The Jargon File has more detail: http://www.catb.org/jargon/html/B/bang.html

lmartel · on Aug 4, 2014

My favorite of these: I've worked with a few people who used "huh" for the coffeescript `?` operator.

quink · on Aug 8, 2014

While I haven't seen anyone actually use this pronunciation I'd consider 'p', short for predicate, a fairly logical way of pronouncing '?'.

If nothing else, it's LISPy in origin at least. Without actually being inherent to LISP. For example, with a ternary operator:

var adult = (age > 18) ? true : false;

Pronounced: 'adult' equals (age greater than 18) p true else false.

BorisMelnik · on Aug 5, 2014

thank you, I did a bit of research on this but didn't find anything as good as this.

troels · on Aug 4, 2014

That sub title is hilarious.

pohl · on Aug 4, 2014

This little program walked out on stage. What it did next blew the compiler away.

mehwoot · on Aug 4, 2014

Compilers hate him! Find out this one simple program....

JadeNB · on Aug 4, 2014

Indeed, that is already (essentially) the subtitle of the article.

mehwoot · on Aug 5, 2014

Well, I look like an idiot.. I read the whole article and then came back to the comments and it popped into my mind. Which was apparently just me remembering it.
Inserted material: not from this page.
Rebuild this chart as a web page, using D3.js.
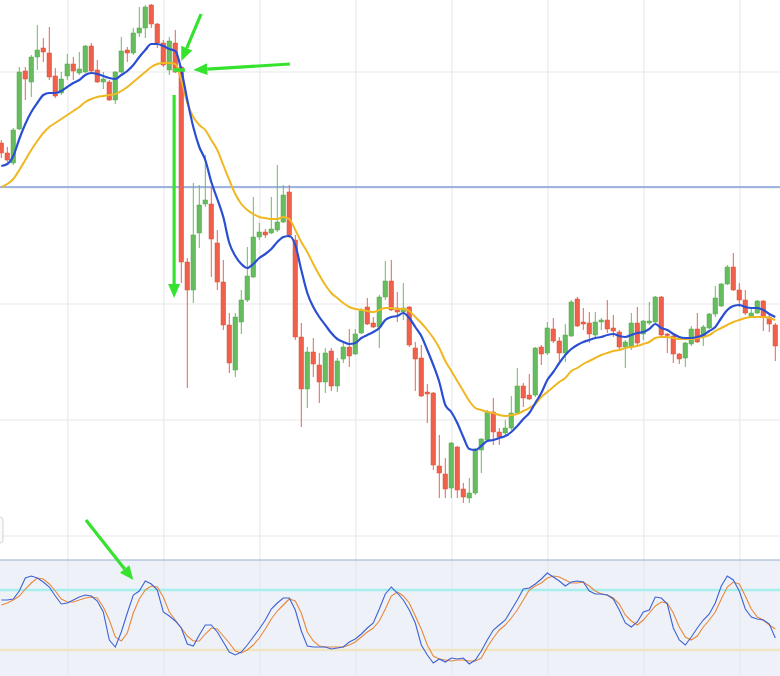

http://i.imgur.com/Uwysayc.png

JadeNB · on Aug 5, 2014

Now that is a classy mea culpa!

htk · on Aug 4, 2014

English called, they are running out of exclamation points.

antics · on Aug 4, 2014

This talk was submitted to a conference which literally requires exclamation points to be in the title. So that's where they come from.

glibgil · on Aug 4, 2014

We can borrow the extra ones from the beginning of Spanish sentences.

htk · on Aug 6, 2014

Maybe there are not as many Seinfeld fans here as I thought.